In other words the CubeMX is wrong under its Parameter Setting\Encoder\Polarity to have the selection of Rising Edge, Falling Edge, Both Edges. Because in encoder mode, regardless of TI1 Mode, TI2 Mode, or both TI1 and TI2 Mode, the counter should be triggered on both edges of each channel; it is not a choice. Therefore, the wording should be Inverted or non-inverted under Polarity selection.

Brian

waclawek.jan
Super User
September 6, 2017
Posted on September 06, 2017 at 10:59

Therefore, the wording should be Inverted or non-inverted under Polarity selection.

Yes, but that's only in encoder mode (and a few other modes), so those settings interact, that makes programming CubeMX far less trivial than only directly mapping  few register bits to some single-liners.

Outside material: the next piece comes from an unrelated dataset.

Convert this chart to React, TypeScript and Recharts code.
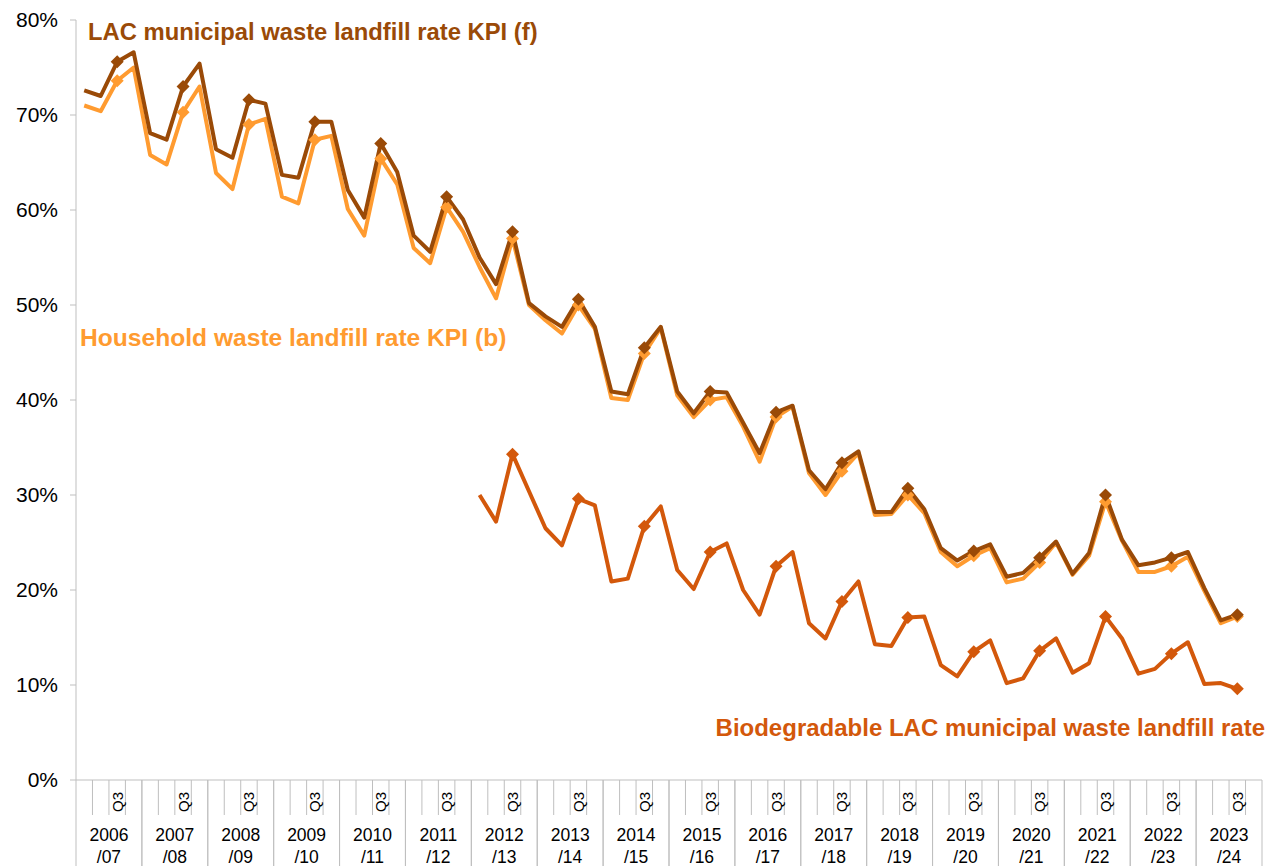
import { LineChart, Line, XAxis, YAxis, Customized } from "recharts";

const YEARS = [
  "2006/07", "2007/08", "2008/09", "2009/10", "2010/11", "2011/12",
  "2012/13", "2013/14", "2014/15", "2015/16", "2016/17", "2017/18",
  "2018/19", "2019/20", "2020/21", "2021/22", "2022/23", "2023/24",
];
const QUARTERS = ["Q1", "Q2", "Q3", "Q4"];
const Y_TICKS = [0, 10, 20, 30, 40, 50, 60, 70, 80];

// LAC municipal waste landfill rate KPI (f), quarterly
const lacRate = [
  72.6, 72.0, 75.6, 76.6,
  68.1, 67.4, 73.0, 75.4,
  66.4, 65.5, 71.6, 71.2,
  63.7, 63.4, 69.3, 69.3,
  62.1, 59.2, 67.0, 64.0,
  57.3, 55.6, 61.4, 59.0,
  55.0, 52.2, 57.7, 50.2,
  48.8, 47.7, 50.6, 47.7,
  40.9, 40.6, 45.5, 47.7,
  40.9, 38.6, 40.9, 40.8,
  37.6, 34.4, 38.7, 39.4,
  32.6, 30.6, 33.4, 34.6,
  28.2, 28.2, 30.7, 28.5,
  24.4, 23.1, 24.1, 24.8,
  21.4, 21.8, 23.4, 25.1,
  21.7, 23.9, 30.0, 25.3,
  22.6, 22.9, 23.4, 24.0,
  20.2, 16.8, 17.4, null,
];

// Household waste landfill rate KPI (b)
const householdRate = [
  71.0, 70.4, 73.6, 75.0,
  65.8, 64.8, 70.3, 73.0,
  63.9, 62.2, 69.0, 69.6,
  61.4, 60.7, 67.4, 67.8,
  60.1, 57.3, 65.4, 62.7,
  56.0, 54.4, 60.3, 57.7,
  54.0, 50.7, 57.0, 50.0,
  48.4, 47.0, 50.0, 47.5,
  40.2, 40.0, 44.9, 47.6,
  40.5, 38.2, 40.0, 40.3,
  37.2, 33.5, 38.2, 39.3,
  32.3, 30.0, 32.5, 34.4,
  27.9, 28.0, 30.0, 28.1,
  24.0, 22.5, 23.6, 24.4,
  20.8, 21.2, 22.9, 25.0,
  21.6, 23.6, 29.3, 25.2,
  21.9, 21.9, 22.5, 23.5,
  19.9, 16.5, 17.2, null,
];

// Biodegradable LAC municipal waste landfill rate (starts 2012/13)
const bioRate = [
  null, null, null, null,
  null, null, null, null,
  null, null, null, null,
  null, null, null, null,
  null, null, null, null,
  null, null, null, null,
  30.0, 27.2, 34.3, 30.4,
  26.5, 24.7, 29.6, 28.9,
  20.9, 21.2, 26.7, 28.8,
  22.1, 20.1, 24.0, 24.9,
  20.0, 17.4, 22.5, 24.0,
  16.5, 14.9, 18.8, 20.9,
  14.3, 14.1, 17.1, 17.2,
  12.1, 10.9, 13.5, 14.7,
  10.2, 10.7, 13.6, 14.9,
  11.3, 12.3, 17.2, 14.9,
  11.2, 11.7, 13.3, 14.5,
  10.1, 10.2, 9.6, null,
];

const LAC_COLOR = "#9A4A07";
const HH_COLOR = "#FF9B30";
const BIO_COLOR = "#D3580B";
const AXIS_COLOR = "#BFBFBF";
const FONT = "Arial, 'Liberation Sans', sans-serif";

const WIDTH = 1277;
const HEIGHT = 866;
const PLOT_LEFT = 76;
const PLOT_RIGHT = 1262;
const PLOT_TOP = 20;
const X_AXIS_HEIGHT = 86;

const data = YEARS.flatMap((year, y) =>
  QUARTERS.map((quarter, q) => {
    const i = y * 4 + q;
    return {
      key: `${year} ${quarter}`,
      year,
      quarter,
      lac: lacRate[i],
      household: householdRate[i],
      bio: bioRate[i],
    };
  })
);

const STEP = (PLOT_RIGHT - PLOT_LEFT) / data.length;
const HALF = STEP / 2;

function QuarterTick(props: any) {
  const { x, y, index } = props;
  const quarter = QUARTERS[index % 4];
  const [top, bottom] = YEARS[Math.floor(index / 4)].split("/");
  const shortEnd = y + 35;
  const longEnd = HEIGHT;
  return (
    <g>
      {quarter === "Q1" && (
        <line x1={x - HALF} x2={x - HALF} y1={y} y2={longEnd} stroke={AXIS_COLOR} />
      )}
      <line
        x1={x + HALF}
        x2={x + HALF}
        y1={y}
        y2={quarter === "Q4" ? longEnd : shortEnd}
        stroke={AXIS_COLOR}
      />
      {quarter === "Q3" && (
        <text
          x={x}
          y={y + 22}
          transform={`rotate(-90 ${x} ${y + 22})`}
          textAnchor="middle"
          dominantBaseline="central"
          fontSize={15}
          fontFamily={FONT}
          fill="#000"
        >
          Q3
        </text>
      )}
      {quarter === "Q2" && (
        <text
          x={x + HALF}
          y={y + 61}
          textAnchor="middle"
          fontSize={17.5}
          fontFamily={FONT}
          fill="#000"
        >
          <tspan x={x + HALF}>{top}</tspan>
          <tspan x={x + HALF} dy={22}>
            /{bottom}
          </tspan>
        </text>
      )}
    </g>
  );
}

function diamondDot(color: string) {
  return (props: any) => {
    const { cx, cy, payload, index } = props;
    if (payload?.quarter !== "Q3" || cy == null || Number.isNaN(cy)) {
      return <g key={`d-${index}`} />;
    }
    const r = 6.5;
    return (
      <path
        key={`d-${index}`}
        d={`M${cx},${cy - r} L${cx + r},${cy} L${cx},${cy + r} L${cx - r},${cy} Z`}
        fill={color}
      />
    );
  };
}

function SeriesLabels() {
  return (
    <g fontFamily={FONT} fontWeight="bold" fontSize={23.8}>
      <text x={88} y={40} fill={LAC_COLOR}>
        LAC municipal waste landfill rate KPI (f)
      </text>
      <text x={80} y={346} fill={HH_COLOR} fontSize={24.6}>
        Household waste landfill rate KPI (b)
      </text>
      <text x={1265} y={736} fill={BIO_COLOR} textAnchor="end" fontSize={24}>
        Biodegradable LAC municipal waste landfill rate
      </text>
    </g>
  );
}

export default function App() {
  return (
    <div style={{ position: "absolute", left: 0, top: 0, background: "#fff" }}>
      <LineChart
        width={WIDTH}
        height={HEIGHT}
        data={data}
        margin={{ top: PLOT_TOP, right: WIDTH - PLOT_RIGHT, bottom: 0, left: 0 }}
      >
        <XAxis
          dataKey="key"
          interval={0}
          height={X_AXIS_HEIGHT}
          tickSize={0}
          tickMargin={0}
          tickLine={false}
          axisLine={{ stroke: AXIS_COLOR }}
          padding={{ left: HALF, right: HALF }}
          tick={<QuarterTick />}
        />
        <YAxis
          width={PLOT_LEFT}
          domain={[0, 80]}
          ticks={Y_TICKS}
          allowDataOverflow
          tickFormatter={(v: number) => `${v}%`}
          axisLine={{ stroke: AXIS_COLOR }}
          tickLine={{ stroke: AXIS_COLOR }}
          tickSize={6}
          tickMargin={12}
          tick={{ fontSize: 21, fontFamily: FONT, fill: "#000" }}
        />
        <Line
          dataKey="household"
          stroke={HH_COLOR}
          strokeWidth={4}
          dot={diamondDot(HH_COLOR)}
          activeDot={false}
          isAnimationActive={false}
          strokeLinejoin="round"
        />
        <Line
          dataKey="lac"
          stroke={LAC_COLOR}
          strokeWidth={4}
          dot={diamondDot(LAC_COLOR)}
          activeDot={false}
          isAnimationActive={false}
          strokeLinejoin="round"
        />
        <Line
          dataKey="bio"
          stroke={BIO_COLOR}
          strokeWidth={4}
          dot={diamondDot(BIO_COLOR)}
          activeDot={false}
          isAnimationActive={false}
          strokeLinejoin="round"
        />
        <Customized component={SeriesLabels} />
      </LineChart>
    </div>
  );
}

[rant mode on]This is why I am not interested in cuboids and kin. At the end of the day, if you really want to use the chip and not only a subset of its features you need to go down and understand the working of it, so cuboids are only an unnecessary intermediary. Sparkling and fuzzing and technicolor, yes, I understand the selling points. I'm just sad ST spends money/time/people on this fluff rather than the right stuff. [rant mode off]

JW

Brian D
Associate III
September 6, 2017
Posted on September 06, 2017 at 19:58

JW,

'

[rant mode on]This is why I am not interested in cuboids and kin. At the end of the day, if you really want to use the chip and not only a subset of its features you need to go down and understand the working of it, so cuboids are only an unnecessary intermediary. Sparkling and fuzzing and technicolor, yes, I understand the selling points. I'm just sad ST spends money/time/people on this fluff rather than the right stuff. [rant mode off]'

I'm a newbie to STM32 tool sets and so I found Cube is helpful in understanding how the registers are acessed, and a quick way to see generated codes that initializes the registers -- in a strict sequential order sometime -- for the peripherals to work properly. I total agree about reading the registers and their bits meaning. In fact I write my own code since the Cube generated code is too long; i.e. Cube uses over 50 lines of C code to send SPI data, while I need only two lines of code:

while((SPI2->SR)& 0x0080); // if busy

SPI2->DR=0x0A; // TX data 0x0A to Canon EF lens.

As about the Cube wording, there is nothing wrong about using a proper wording when the timer is in Encoder  Mode. The GUI screen should be adapted to each mode of the timer usage. Why the encoder mode has to share the same description with other modes?